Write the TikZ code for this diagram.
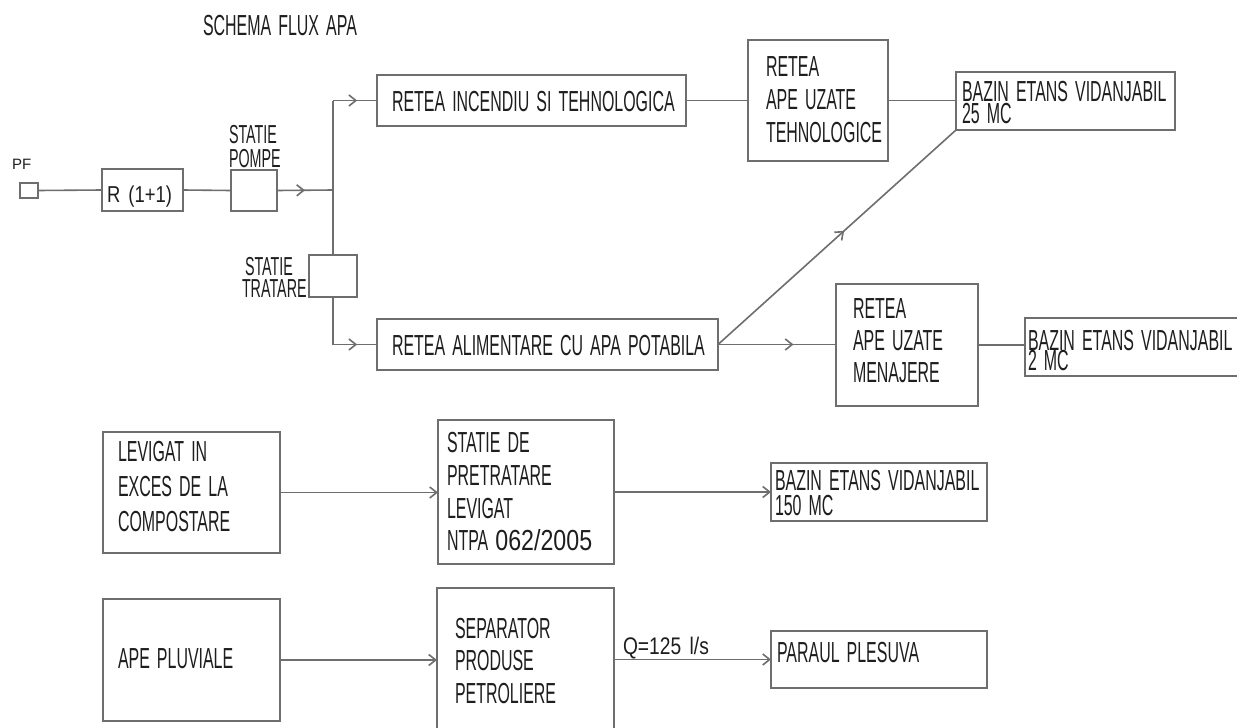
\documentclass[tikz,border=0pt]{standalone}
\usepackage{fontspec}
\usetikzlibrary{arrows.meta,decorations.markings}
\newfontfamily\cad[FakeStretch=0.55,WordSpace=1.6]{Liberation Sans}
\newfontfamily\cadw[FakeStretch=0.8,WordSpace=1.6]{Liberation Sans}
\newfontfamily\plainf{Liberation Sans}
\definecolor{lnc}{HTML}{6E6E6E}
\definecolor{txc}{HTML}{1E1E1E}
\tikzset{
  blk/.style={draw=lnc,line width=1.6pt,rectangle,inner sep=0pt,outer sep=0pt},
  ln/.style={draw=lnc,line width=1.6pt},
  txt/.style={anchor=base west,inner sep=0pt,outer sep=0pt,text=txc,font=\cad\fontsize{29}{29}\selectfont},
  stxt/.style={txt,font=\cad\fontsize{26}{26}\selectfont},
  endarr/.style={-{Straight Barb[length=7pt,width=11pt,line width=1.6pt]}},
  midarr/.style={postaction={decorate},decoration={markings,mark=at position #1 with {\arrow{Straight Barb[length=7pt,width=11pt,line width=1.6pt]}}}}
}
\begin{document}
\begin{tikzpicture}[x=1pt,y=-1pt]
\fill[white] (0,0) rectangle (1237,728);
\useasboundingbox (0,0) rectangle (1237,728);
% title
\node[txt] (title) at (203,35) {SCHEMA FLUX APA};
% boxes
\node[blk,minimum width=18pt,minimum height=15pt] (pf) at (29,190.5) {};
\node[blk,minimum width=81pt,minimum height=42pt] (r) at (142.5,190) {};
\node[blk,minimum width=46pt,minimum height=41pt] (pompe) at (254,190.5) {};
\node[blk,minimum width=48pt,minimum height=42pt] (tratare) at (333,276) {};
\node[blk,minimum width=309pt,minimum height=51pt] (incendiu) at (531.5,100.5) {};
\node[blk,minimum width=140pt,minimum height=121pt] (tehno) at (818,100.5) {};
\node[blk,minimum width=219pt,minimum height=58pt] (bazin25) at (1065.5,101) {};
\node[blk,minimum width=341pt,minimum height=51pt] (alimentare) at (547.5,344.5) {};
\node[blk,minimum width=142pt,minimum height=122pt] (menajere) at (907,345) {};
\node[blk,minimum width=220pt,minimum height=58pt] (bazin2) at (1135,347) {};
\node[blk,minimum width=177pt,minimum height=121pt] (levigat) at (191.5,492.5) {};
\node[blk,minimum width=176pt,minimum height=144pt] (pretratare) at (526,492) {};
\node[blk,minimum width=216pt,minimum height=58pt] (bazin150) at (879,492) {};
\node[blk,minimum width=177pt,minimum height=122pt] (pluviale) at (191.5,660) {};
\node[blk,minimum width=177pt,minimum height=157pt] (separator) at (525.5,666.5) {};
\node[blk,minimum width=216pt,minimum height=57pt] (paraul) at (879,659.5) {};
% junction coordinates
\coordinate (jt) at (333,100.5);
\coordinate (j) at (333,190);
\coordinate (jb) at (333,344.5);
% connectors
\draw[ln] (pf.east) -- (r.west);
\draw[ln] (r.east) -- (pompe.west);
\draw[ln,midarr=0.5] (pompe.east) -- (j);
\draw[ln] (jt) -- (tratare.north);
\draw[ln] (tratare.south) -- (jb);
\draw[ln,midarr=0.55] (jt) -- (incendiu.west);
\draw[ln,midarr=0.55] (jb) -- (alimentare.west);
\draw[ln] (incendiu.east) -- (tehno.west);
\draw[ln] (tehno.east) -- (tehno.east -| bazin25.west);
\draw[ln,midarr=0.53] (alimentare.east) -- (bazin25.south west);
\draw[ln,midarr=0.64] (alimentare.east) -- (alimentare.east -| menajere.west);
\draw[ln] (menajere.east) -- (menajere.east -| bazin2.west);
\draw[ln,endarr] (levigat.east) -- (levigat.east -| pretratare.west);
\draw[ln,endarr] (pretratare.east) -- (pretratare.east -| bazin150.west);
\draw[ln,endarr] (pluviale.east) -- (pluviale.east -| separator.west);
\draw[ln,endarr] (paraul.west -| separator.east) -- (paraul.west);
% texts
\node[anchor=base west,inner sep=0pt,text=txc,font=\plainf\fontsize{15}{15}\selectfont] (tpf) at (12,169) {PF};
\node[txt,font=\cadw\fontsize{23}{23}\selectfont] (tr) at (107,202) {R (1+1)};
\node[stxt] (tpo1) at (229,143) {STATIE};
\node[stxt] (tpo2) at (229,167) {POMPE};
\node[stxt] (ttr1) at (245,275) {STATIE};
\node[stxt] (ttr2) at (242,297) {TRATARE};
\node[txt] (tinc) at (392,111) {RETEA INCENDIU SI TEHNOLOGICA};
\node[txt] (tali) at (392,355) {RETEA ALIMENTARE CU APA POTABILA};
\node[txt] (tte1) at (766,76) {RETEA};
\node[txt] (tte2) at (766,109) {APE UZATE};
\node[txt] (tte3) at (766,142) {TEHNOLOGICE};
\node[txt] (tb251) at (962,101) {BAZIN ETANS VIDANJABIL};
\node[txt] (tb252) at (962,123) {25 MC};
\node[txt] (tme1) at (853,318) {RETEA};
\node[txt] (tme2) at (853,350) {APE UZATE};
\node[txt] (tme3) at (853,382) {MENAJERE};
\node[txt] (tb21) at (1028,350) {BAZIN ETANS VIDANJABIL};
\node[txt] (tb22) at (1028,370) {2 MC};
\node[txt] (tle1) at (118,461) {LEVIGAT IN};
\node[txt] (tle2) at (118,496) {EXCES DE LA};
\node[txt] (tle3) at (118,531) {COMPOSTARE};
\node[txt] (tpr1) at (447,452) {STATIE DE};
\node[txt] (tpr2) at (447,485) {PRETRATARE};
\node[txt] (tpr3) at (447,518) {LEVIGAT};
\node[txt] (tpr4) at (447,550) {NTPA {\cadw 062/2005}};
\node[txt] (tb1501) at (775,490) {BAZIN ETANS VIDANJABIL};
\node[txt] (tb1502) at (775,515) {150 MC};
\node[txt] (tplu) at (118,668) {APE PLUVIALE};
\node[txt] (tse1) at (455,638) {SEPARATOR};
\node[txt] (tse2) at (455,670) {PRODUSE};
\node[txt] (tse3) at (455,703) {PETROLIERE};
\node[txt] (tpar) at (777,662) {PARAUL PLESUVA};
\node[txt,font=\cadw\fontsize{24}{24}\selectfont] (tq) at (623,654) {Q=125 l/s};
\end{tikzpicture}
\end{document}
• • •
▸ What you will do: Without the pictures, print the whole listing exactly as given.

▸ Exercise solution:
Write the TikZ code for this diagram.
\documentclass[tikz,border=0pt]{standalone}
\usepackage{fontspec}
\usetikzlibrary{arrows.meta,decorations.markings}
\newfontfamily\cad[FakeStretch=0.55,WordSpace=1.6]{Liberation Sans}
\newfontfamily\cadw[FakeStretch=0.8,WordSpace=1.6]{Liberation Sans}
\newfontfamily\plainf{Liberation Sans}
\definecolor{lnc}{HTML}{6E6E6E}
\definecolor{txc}{HTML}{1E1E1E}
\tikzset{
  blk/.style={draw=lnc,line width=1.6pt,rectangle,inner sep=0pt,outer sep=0pt},
  ln/.style={draw=lnc,line width=1.6pt},
  txt/.style={anchor=base west,inner sep=0pt,outer sep=0pt,text=txc,font=\cad\fontsize{29}{29}\selectfont},
  stxt/.style={txt,font=\cad\fontsize{26}{26}\selectfont},
  endarr/.style={-{Straight Barb[length=7pt,width=11pt,line width=1.6pt]}},
  midarr/.style={postaction={decorate},decoration={markings,mark=at position #1 with {\arrow{Straight Barb[length=7pt,width=11pt,line width=1.6pt]}}}}
}
\begin{document}
\begin{tikzpicture}[x=1pt,y=-1pt]
\fill[white] (0,0) rectangle (1237,728);
\useasboundingbox (0,0) rectangle (1237,728);
% title
\node[txt] (title) at (203,35) {SCHEMA FLUX APA};
% boxes
\node[blk,minimum width=18pt,minimum height=15pt] (pf) at (29,190.5) {};
\node[blk,minimum width=81pt,minimum height=42pt] (r) at (142.5,190) {};
\node[blk,minimum width=46pt,minimum height=41pt] (pompe) at (254,190.5) {};
\node[blk,minimum width=48pt,minimum height=42pt] (tratare) at (333,276) {};
\node[blk,minimum width=309pt,minimum height=51pt] (incendiu) at (531.5,100.5) {};
\node[blk,minimum width=140pt,minimum height=121pt] (tehno) at (818,100.5) {};
\node[blk,minimum width=219pt,minimum height=58pt] (bazin25) at (1065.5,101) {};
\node[blk,minimum width=341pt,minimum height=51pt] (alimentare) at (547.5,344.5) {};
\node[blk,minimum width=142pt,minimum height=122pt] (menajere) at (907,345) {};
\node[blk,minimum width=220pt,minimum height=58pt] (bazin2) at (1135,347) {};
\node[blk,minimum width=177pt,minimum height=121pt] (levigat) at (191.5,492.5) {};
\node[blk,minimum width=176pt,minimum height=144pt] (pretratare) at (526,492) {};
\node[blk,minimum width=216pt,minimum height=58pt] (bazin150) at (879,492) {};
\node[blk,minimum width=177pt,minimum height=122pt] (pluviale) at (191.5,660) {};
\node[blk,minimum width=177pt,minimum height=157pt] (separator) at (525.5,666.5) {};
\node[blk,minimum width=216pt,minimum height=57pt] (paraul) at (879,659.5) {};
% junction coordinates
\coordinate (jt) at (333,100.5);
\coordinate (j) at (333,190);
\coordinate (jb) at (333,344.5);
% connectors
\draw[ln] (pf.east) -- (r.west);
\draw[ln] (r.east) -- (pompe.west);
\draw[ln,midarr=0.5] (pompe.east) -- (j);
\draw[ln] (jt) -- (tratare.north);
\draw[ln] (tratare.south) -- (jb);
\draw[ln,midarr=0.55] (jt) -- (incendiu.west);
\draw[ln,midarr=0.55] (jb) -- (alimentare.west);
\draw[ln] (incendiu.east) -- (tehno.west);
\draw[ln] (tehno.east) -- (tehno.east -| bazin25.west);
\draw[ln,midarr=0.53] (alimentare.east) -- (bazin25.south west);
\draw[ln,midarr=0.64] (alimentare.east) -- (alimentare.east -| menajere.west);
\draw[ln] (menajere.east) -- (menajere.east -| bazin2.west);
\draw[ln,endarr] (levigat.east) -- (levigat.east -| pretratare.west);
\draw[ln,endarr] (pretratare.east) -- (pretratare.east -| bazin150.west);
\draw[ln,endarr] (pluviale.east) -- (pluviale.east -| separator.west);
\draw[ln,endarr] (paraul.west -| separator.east) -- (paraul.west);
% texts
\node[anchor=base west,inner sep=0pt,text=txc,font=\plainf\fontsize{15}{15}\selectfont] (tpf) at (12,169) {PF};
\node[txt,font=\cadw\fontsize{23}{23}\selectfont] (tr) at (107,202) {R (1+1)};
\node[stxt] (tpo1) at (229,143) {STATIE};
\node[stxt] (tpo2) at (229,167) {POMPE};
\node[stxt] (ttr1) at (245,275) {STATIE};
\node[stxt] (ttr2) at (242,297) {TRATARE};
\node[txt] (tinc) at (392,111) {RETEA INCENDIU SI TEHNOLOGICA};
\node[txt] (tali) at (392,355) {RETEA ALIMENTARE CU APA POTABILA};
\node[txt] (tte1) at (766,76) {RETEA};
\node[txt] (tte2) at (766,109) {APE UZATE};
\node[txt] (tte3) at (766,142) {TEHNOLOGICE};
\node[txt] (tb251) at (962,101) {BAZIN ETANS VIDANJABIL};
\node[txt] (tb252) at (962,123) {25 MC};
\node[txt] (tme1) at (853,318) {RETEA};
\node[txt] (tme2) at (853,350) {APE UZATE};
\node[txt] (tme3) at (853,382) {MENAJERE};
\node[txt] (tb21) at (1028,350) {BAZIN ETANS VIDANJABIL};
\node[txt] (tb22) at (1028,370) {2 MC};
\node[txt] (tle1) at (118,461) {LEVIGAT IN};
\node[txt] (tle2) at (118,496) {EXCES DE LA};
\node[txt] (tle3) at (118,531) {COMPOSTARE};
\node[txt] (tpr1) at (447,452) {STATIE DE};
\node[txt] (tpr2) at (447,485) {PRETRATARE};
\node[txt] (tpr3) at (447,518) {LEVIGAT};
\node[txt] (tpr4) at (447,550) {NTPA {\cadw 062/2005}};
\node[txt] (tb1501) at (775,490) {BAZIN ETANS VIDANJABIL};
\node[txt] (tb1502) at (775,515) {150 MC};
\node[txt] (tplu) at (118,668) {APE PLUVIALE};
\node[txt] (tse1) at (455,638) {SEPARATOR};
\node[txt] (tse2) at (455,670) {PRODUSE};
\node[txt] (tse3) at (455,703) {PETROLIERE};
\node[txt] (tpar) at (777,662) {PARAUL PLESUVA};
\node[txt,font=\cadw\fontsize{24}{24}\selectfont] (tq) at (623,654) {Q=125 l/s};
\end{tikzpicture}
\end{document}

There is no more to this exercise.